The other sound guy, Mitchell, who has also been working on this show for four years, told me that when he mics the mom, she usually takes it from him and tapes it somewhere in her shirt without care. She may turn and walk away from him before he’s put the transmitter on her, and he may have to walk behind her trying to clip it to her belt. And when the shooting is over, she’ll rip it out against the tape, the $300.00 tiny cable and mic which, though sturdy, can only be yanked so many times. They’ve told her its cost, and she rips it anyway. She hands the mic and transmitter back to Mitchell with the transmitter dangling from the mic cable.

It makes you wary of buying your own equipment. You spend $300 on a body mic, and they rip it out like it’s part of some striptease act, a sudden shedding of something to be tossed to an audience. I had a doctor do that back on those superbowl ads. I had to take the mic off another person, and the doctor marched into the makeup room and ripped the mic out of her labcoat before I could get to her. Often, the tape is stubborn, and they look at it as if surprised that it resists their ripping, and they rip harder. Excuse me folks, the tape I use is very sticky. It stays on you. Did you notice how it stayed all day and I didn’t have to keep hassling you to retape it? You can’t just rip it out like that. Not to mention, I don’t rip your stethoscope off of you. I don’t rip catheters out of your patients, or those brainwave pad things off their shaved heads. I bet all that costs $300.00. Why is it okay then when it comes to my mic?

With any luck, I won’t have to mic the mom on this show. I’ll be more in the background booming the kids as they either stand speechless with fingers in their mouths, or scream.

Today I was told that since I was sending wireless audio to camera, I would not need to go into the surf. But I wore my Keens anyway, and sure enough, when Dad took the kids by the hands and lead them into the water, the camera man went in front of them to shoot their faces, and I went to get their audio. The surf could break about our knees, and that was okay. Any higher, and it could splash into the equipment zone on my body where the audio bag was suspended around my belly.

Once you get out there with the camera and audio running, and you’re watching the cameraman’s frame and watching for surf coming in and for your boom shadow and where the kids are standing so you don’t step on them and trying to stay on axis to the dialog of the dad and the kids, you forget about the politics and you have fun. You’re glad for your Keens -- that is something that worked out right. Let the soothing salt water flow through them, then wear them home and hose them off. It’s just what they’re for.

Tonight, back at the crew house, the producer passed around a hash pipe. “It’s what makes you a good producer,” PA Dale said. I declined. I don’t think a working trip is the time to try pot for the first time. Everyone else took a hit though, and they were drinking too. I would have loved a beer, but I’ve had to give it up since going on the pill.

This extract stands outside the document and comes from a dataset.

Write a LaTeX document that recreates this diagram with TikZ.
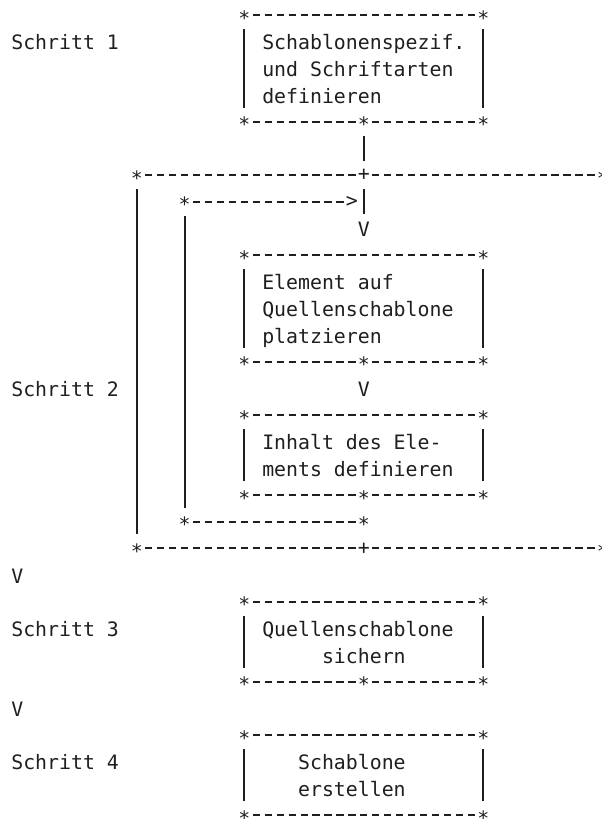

After two beers and a few hits off the pipe, the main cameraman got up to try out the underwater camera rig. The producer carried its 48 pounds to the edge of he pool for him. The cameraman jumped in and took the underwater rig and together they bobbed like two apples. He would turn the camera, and his own body would turn in counter-motion.

“This is hard after two beers and two hits,” he said. “Maybe they are right. Maybe we are unprofessional and slack.”

PA Dale did awful water ballet for him while he shot him, and then we all looked at the footage.

“I’m fat,” said Dale.

“I like the above/below water split,” someone said.

PA Steve joked that, after those pipe hits, the camera man would be playing with the underwater rig in the bathtub tonight, checking out his own penis on the above/below water split.

Lord, I hope I don't have to mic the mom tomorrow.